Le passage du 1er kyu (ceinture marron) au 1er dan (ceinture noire) constitue l’une des étapes les plus marquantes dans la vie du judoka. Il représente la reconnaissance d’une maturité technique et mentale, ainsi que d’un engagement renouvelé envers la pratique. Cette transition revêt un sens particulier : loin d’être un aboutissement définitif, elle ouvre au contraire le champ des possibles, marquant l’entrée dans une phase d’expertise et de responsabilité accrue.

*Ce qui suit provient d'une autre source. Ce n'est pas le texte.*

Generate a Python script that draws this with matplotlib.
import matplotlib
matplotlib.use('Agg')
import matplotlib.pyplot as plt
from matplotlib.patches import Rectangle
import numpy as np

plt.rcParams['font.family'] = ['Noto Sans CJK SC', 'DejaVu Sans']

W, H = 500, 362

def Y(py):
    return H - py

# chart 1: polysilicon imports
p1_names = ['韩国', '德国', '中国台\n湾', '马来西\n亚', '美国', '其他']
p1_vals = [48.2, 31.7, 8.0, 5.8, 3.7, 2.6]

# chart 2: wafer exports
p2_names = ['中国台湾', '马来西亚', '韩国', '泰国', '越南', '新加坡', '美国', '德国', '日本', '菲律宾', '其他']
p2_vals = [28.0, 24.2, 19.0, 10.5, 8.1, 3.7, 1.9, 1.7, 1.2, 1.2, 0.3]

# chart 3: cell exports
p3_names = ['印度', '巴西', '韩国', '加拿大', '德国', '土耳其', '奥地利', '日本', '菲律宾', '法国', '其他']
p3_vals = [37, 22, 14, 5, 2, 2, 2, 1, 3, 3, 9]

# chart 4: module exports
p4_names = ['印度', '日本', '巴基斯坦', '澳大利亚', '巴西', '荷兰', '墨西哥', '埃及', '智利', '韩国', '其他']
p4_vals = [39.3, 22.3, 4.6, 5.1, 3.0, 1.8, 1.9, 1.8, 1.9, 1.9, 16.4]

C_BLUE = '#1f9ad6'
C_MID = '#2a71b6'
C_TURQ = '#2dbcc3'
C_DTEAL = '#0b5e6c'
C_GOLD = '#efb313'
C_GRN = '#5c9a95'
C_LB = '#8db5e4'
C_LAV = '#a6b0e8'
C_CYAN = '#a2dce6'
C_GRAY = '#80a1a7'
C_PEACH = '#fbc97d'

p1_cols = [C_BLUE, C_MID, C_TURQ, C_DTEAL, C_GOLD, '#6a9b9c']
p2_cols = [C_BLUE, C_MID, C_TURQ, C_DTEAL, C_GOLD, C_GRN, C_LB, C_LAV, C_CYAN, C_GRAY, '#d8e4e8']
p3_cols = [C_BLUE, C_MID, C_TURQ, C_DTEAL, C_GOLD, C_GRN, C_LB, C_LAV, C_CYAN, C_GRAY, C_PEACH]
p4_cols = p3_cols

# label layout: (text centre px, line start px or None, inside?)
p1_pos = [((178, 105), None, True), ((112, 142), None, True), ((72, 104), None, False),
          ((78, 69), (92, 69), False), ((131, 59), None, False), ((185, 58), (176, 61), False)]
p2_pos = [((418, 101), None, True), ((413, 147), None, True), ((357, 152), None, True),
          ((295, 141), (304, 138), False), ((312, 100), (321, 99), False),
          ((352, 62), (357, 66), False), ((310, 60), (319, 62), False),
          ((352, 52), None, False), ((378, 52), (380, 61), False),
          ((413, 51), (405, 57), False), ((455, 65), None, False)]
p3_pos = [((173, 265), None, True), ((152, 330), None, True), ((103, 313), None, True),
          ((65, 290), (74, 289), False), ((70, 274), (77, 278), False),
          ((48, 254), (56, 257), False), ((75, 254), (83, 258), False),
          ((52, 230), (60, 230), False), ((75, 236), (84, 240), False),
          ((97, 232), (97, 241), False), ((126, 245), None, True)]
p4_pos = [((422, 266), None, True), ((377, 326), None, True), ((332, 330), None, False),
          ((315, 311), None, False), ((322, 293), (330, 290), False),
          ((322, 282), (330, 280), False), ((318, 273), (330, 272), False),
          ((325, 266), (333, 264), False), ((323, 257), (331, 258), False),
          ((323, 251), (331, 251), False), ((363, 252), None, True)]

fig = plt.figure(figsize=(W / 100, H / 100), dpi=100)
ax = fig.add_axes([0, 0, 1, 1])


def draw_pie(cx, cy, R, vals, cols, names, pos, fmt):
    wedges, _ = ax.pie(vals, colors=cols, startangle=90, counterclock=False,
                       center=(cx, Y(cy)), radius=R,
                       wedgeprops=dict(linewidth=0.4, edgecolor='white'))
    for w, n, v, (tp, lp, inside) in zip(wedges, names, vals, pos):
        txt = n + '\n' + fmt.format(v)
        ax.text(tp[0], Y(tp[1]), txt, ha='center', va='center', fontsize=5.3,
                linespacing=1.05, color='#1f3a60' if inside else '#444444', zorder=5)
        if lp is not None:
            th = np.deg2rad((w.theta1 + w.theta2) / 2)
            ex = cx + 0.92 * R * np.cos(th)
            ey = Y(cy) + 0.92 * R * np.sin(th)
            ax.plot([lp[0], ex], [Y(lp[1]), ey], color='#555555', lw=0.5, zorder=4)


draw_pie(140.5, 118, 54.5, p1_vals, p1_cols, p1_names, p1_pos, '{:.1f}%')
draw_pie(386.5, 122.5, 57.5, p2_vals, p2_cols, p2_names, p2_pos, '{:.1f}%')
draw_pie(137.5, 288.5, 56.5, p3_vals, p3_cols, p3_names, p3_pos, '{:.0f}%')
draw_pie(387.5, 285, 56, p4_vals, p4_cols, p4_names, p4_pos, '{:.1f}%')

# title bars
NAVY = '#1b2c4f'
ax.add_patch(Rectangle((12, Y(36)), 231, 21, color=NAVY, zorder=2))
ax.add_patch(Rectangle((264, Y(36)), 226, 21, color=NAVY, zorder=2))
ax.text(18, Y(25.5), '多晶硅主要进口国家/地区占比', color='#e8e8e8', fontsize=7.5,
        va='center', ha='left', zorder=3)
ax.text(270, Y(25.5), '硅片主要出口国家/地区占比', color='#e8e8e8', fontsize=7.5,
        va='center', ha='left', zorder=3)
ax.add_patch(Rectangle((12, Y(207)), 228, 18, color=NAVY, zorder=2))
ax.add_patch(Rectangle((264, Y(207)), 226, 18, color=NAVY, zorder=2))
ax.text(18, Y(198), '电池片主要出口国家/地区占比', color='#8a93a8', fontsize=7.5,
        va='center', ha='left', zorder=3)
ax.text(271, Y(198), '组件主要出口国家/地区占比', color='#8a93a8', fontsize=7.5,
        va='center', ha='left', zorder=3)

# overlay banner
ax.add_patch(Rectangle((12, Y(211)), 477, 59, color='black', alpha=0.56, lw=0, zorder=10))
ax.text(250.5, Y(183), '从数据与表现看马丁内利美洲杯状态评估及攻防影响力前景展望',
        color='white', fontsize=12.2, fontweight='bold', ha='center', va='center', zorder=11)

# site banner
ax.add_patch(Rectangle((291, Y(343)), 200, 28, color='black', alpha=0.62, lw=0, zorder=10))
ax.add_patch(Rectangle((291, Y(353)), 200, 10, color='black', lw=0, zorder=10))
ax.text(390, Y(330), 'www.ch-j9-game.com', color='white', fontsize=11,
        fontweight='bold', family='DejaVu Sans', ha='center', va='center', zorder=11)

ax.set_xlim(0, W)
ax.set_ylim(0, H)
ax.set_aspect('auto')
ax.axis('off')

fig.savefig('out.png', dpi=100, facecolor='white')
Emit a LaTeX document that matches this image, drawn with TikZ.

  • Exigence technique : le candidat au 1er dan doit démontrer une parfaite maîtrise des techniques fondamentales, une capacité d’adaptation et une compréhension globale du judo
  • Maturité psychologique : la gestion du stress, la remise en question permanente et l’humilité devant la complexité grandissante du judo sont scrutées de près
  • Engagement éthique et martial : la ceinture noire symbolise l’acceptation d’un nouvel engagement, la volonté de transmettre et la responsabilité envers les générations futures

Ce passage exige rigueur, patience et ouverture d’esprit. Il invite chaque judoka à changer de regard sur sa propre pratique, à s’investir dans l’accompagnement des plus jeunes et à intégrer pleinement la philosophie profonde du judo. Nous estimons que ce seuil cristallise toute la dimension éducative et martiale de la discipline, révélant autant l’homme ou la femme que le technicien du tatami.